The frescoes were some of the most beautiful and best preserved (and restored) I saw in Bulgaria. They approach in beauty and artistic sophistication those found in Italy of that period. Rebecca West wondered,(though she was talking about Yugoslavia but still relevant)how far could this painting have advanced but for the Turkish occupation. Compare these to the Russian Revival style paintings from the 18th century in Alexander Nevski and post-Ottoman churches (inferior, almost cartoonish in my non-expert opinion) to get an idea of the various forces that have shaped this part of the world. Boyana restored is certainly worth a visit.
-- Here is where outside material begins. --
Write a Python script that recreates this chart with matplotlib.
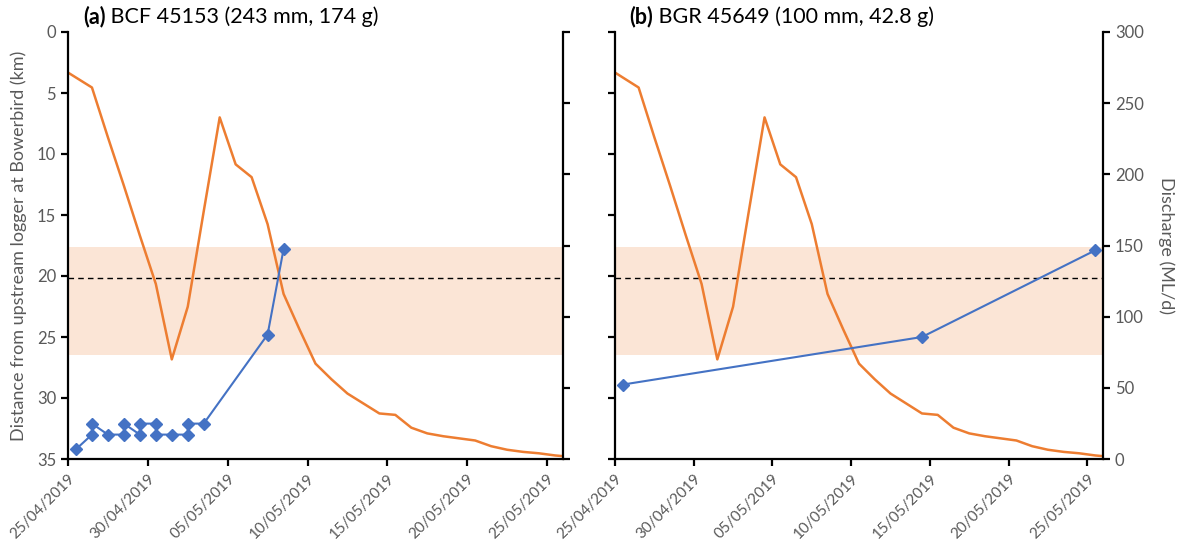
import numpy as np
import pandas as pd
import matplotlib
matplotlib.use("Agg")
import matplotlib.pyplot as plt
import matplotlib.dates as mdates
import matplotlib.transforms as mtransforms
from matplotlib.patches import Rectangle

plt.rcParams['font.family'] = ['Lato', 'DejaVu Sans']

# daily discharge (ML/d), daily values at midday
flow_dates = pd.date_range('2019-04-24 12:00', periods=33, freq='D')
flow = [275, 268, 261, 226, 192, 157, 123, 70, 107, 174, 240, 207, 198, 165,
        116, 91, 67, 56, 46, 39, 32, 31, 22, 18, 16, 14.5, 13, 9, 6.5, 5, 4,
        2.5, 1.5]

# fish (a) BCF 45153 detections, distance from upstream logger (km)
a_days = [0.5, 1.5, 1.5, 2.5, 3.5, 3.5, 4.5, 4.5, 5.5, 5.5, 6.5, 7.5, 7.5,
          8.5, 12.5, 13.5]
a_dist = [34.2, 33.0, 32.1, 33.0, 33.0, 32.1, 33.0, 32.1, 32.1, 33.0, 33.0,
          33.0, 32.1, 32.1, 24.8, 17.8]

# fish (b) BGR 45649
b_days = [0.5, 19.5, 30.5]
b_dist = [28.9, 25.0, 17.9]

band_top, band_bot = 17.6, 26.5
band_mid = 20.2

start = pd.Timestamp('2019-04-25')
a_dates = [start + pd.Timedelta(days=d) for d in a_days]
b_dates = [start + pd.Timedelta(days=d) for d in b_days]
xticks = pd.date_range('2019-04-25', periods=7, freq='5D')

orange = '#ED7D31'
blue = '#4472C4'
band_col = '#FBE5D6'
grey = '#595959'

fig = plt.figure(figsize=(11.9, 5.47), dpi=100)
ax_a = fig.add_axes([68 / 1190, 1 - 459 / 547, 495 / 1190, 427 / 547])
ax_b = fig.add_axes([615 / 1190, 1 - 459 / 547, 488 / 1190, 427 / 547])


def panel(ax, dates, dist, tag, title, left_labels):
    axq = ax.twinx()
    ax.set_zorder(axq.get_zorder() + 1)
    ax.patch.set_visible(False)

    # band + mean line sit behind the discharge line
    trans = mtransforms.blended_transform_factory(axq.transAxes, ax.transData)
    axq.add_patch(Rectangle((0, band_top), 1, band_bot - band_top,
                            transform=trans, facecolor=band_col,
                            edgecolor='none', zorder=0))
    axq.plot([0, 1], [band_mid, band_mid], transform=trans, color='black',
             lw=1, ls=(0, (4, 3)), zorder=1)

    axq.plot(flow_dates, flow, color=orange, lw=1.8, zorder=2)
    ax.plot(dates, dist, color=blue, lw=1.5, marker='D', ms=6, zorder=3)

    ax.set_xlim(start, pd.Timestamp('2019-05-26'))
    ax.set_ylim(35, 0)
    axq.set_ylim(0, 300)
    ax.set_yticks(np.arange(0, 36, 5))
    axq.set_yticks(np.arange(0, 301, 50))
    ax.set_xticks(xticks)
    ax.xaxis.set_major_formatter(mdates.DateFormatter('%d/%m/%Y'))

    for a in (ax, axq):
        a.spines['top'].set_visible(False)
        for s in a.spines.values():
            s.set_linewidth(1.6)
        a.tick_params(direction='out', length=5, width=1.6,
                      labelsize=12, labelcolor=grey)
    ax.spines['right'].set_visible(False)
    axq.spines['left'].set_visible(False)
    axq.spines['bottom'].set_visible(False)
    ax.tick_params(axis='x', pad=4, labelsize=11)
    for lab in ax.get_xticklabels():
        lab.set_rotation(45)
        lab.set_ha('right')
        lab.set_rotation_mode('anchor')

    if left_labels:
        axq.tick_params(axis='y', labelright=False)
        ax.set_ylabel('Distance from upstream logger at Bowerbird (km)',
                      fontsize=13, color=grey, labelpad=7)
    else:
        ax.tick_params(axis='y', labelleft=False)
        axq.set_ylabel('Discharge (ML/d)', fontsize=13, color=grey,
                       rotation=270, labelpad=22)

    t = ax.text(0.03, 1.012, tag, transform=ax.transAxes, fontsize=15.5,
                fontweight='bold', va='bottom', ha='left')
    ax.annotate(title, xy=(1, 0), xycoords=t, fontsize=15.5, va='bottom',
                ha='left')


panel(ax_a, a_dates, a_dist, '(a)', ' BCF 45153 (243 mm, 174 g)', True)
panel(ax_b, b_dates, b_dist, '(b)', ' BGR 45649 (100 mm, 42.8 g)', False)

fig.savefig('out.png', dpi=100)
While you wait your turn to enter (the day I was there I only had to wait five minutes or so for the group before me to come out) you should walk around the grounds. The guide, who was also waiting for her turn to enter, spoke about the history of the church, answered questions about the exterior and talked about some of the graves (and their inhabitants)in the nearby cemetery. There are food stands and cafes in the car park just outside the church.
It was about a fifteen minute and $10 or so cab ride from the west (Ovcha Kupel) bus station in Sofia but there are several delightful trolley cars you can take from downtown Sofia to the last stop, Hladinika, then a two minutes walk through a park past some food stands to Bus 64 (it's the beginning of the route)to the Boyana Church stop, about 20 minutes. It costs about one dollar. (I took the bus and trolley back.)
Visited in June and the church was still closed for conservation apparently.
Be careful in getting taxis from the train station. I thought I got a bargain on the way there, only to be charged half the price on the way back (different taxi)!